A viagem já vai longa e deu para muitas vivências, mas está longe do fim. Para já, eles estão dentro do calendário previsto. O passo seguinte é chegar a Riade. «O objetivo é fazer 450 km amanhã (sexta-feira). Desde que não aconteça assim nada nos próximos dias, estamos bem encaminhados.» Depois, o Qatar. «Se conseguíssemos uma boleia direta de Riade até à fronteira seria perfeito. Mas eu tenho 64 por cento de certeza que ainda vamos ter algumas tramas na fronteira entre a Arábia Saudita e o Qatar, porque aquilo está tudo muito organizado, mas não existe assim tanta informação sobre como chegar lá a pé», diz Duarte.
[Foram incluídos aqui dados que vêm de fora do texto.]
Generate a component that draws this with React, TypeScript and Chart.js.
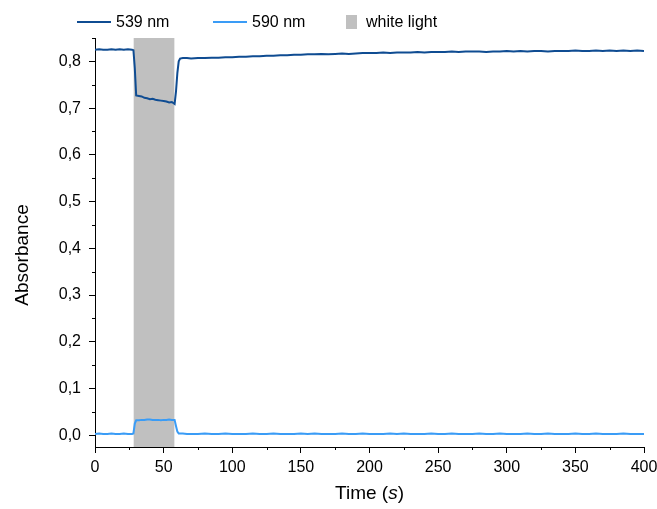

Já têm bilhetes para o Portugal-Gana, de outra forma nem conseguiriam entrar no país. «Com o bilhete temos o QR Code, que serve como visto», diz Daniel. Mas ainda têm de tratar do alojamento, outra condição para poderem passar a fronteira. «Essa parte temos que discutir, porque estão muito caros os apartamentos e os quartos de hotel. Estamos a tentar decidir quantos dias é que faz sentido ficar, até porque ainda queremos desejar boa sorte ao Ronaldo. Vamos ter que perceber onde é que ele vai estar e então vamos ver…»

A ver como corre. Daniel e Duarte contam que contactaram a Federação portuguesa, que os ajudou no acesso aos bilhetes. Mas garantir que chegam à fala com Ronaldo é outra conversa. «É muito inalcançável. Especialmente nesta altura, em que os jogadores vão estar super concentrados, não podem ter distrações. E quatro rapazes excitados porque querem desejar Boa Sorte ao Ronaldo pode ser o que não precisam neste momento», ri-se Duarte: «Felizmente estamos a ter bastante interesse por parte dos portugueses, muita gente tem acompanhado a aventura, por isso questionamos até se o Cristianinho não viu já uns videozinhos…»

A esperança não morre, como diz Daniel: «Ainda acreditamos que haja alguma maneira de chegarmos lá e dizer que conseguimos pelo menos dizer só: ‘Boa Sorte, Ronaldo.»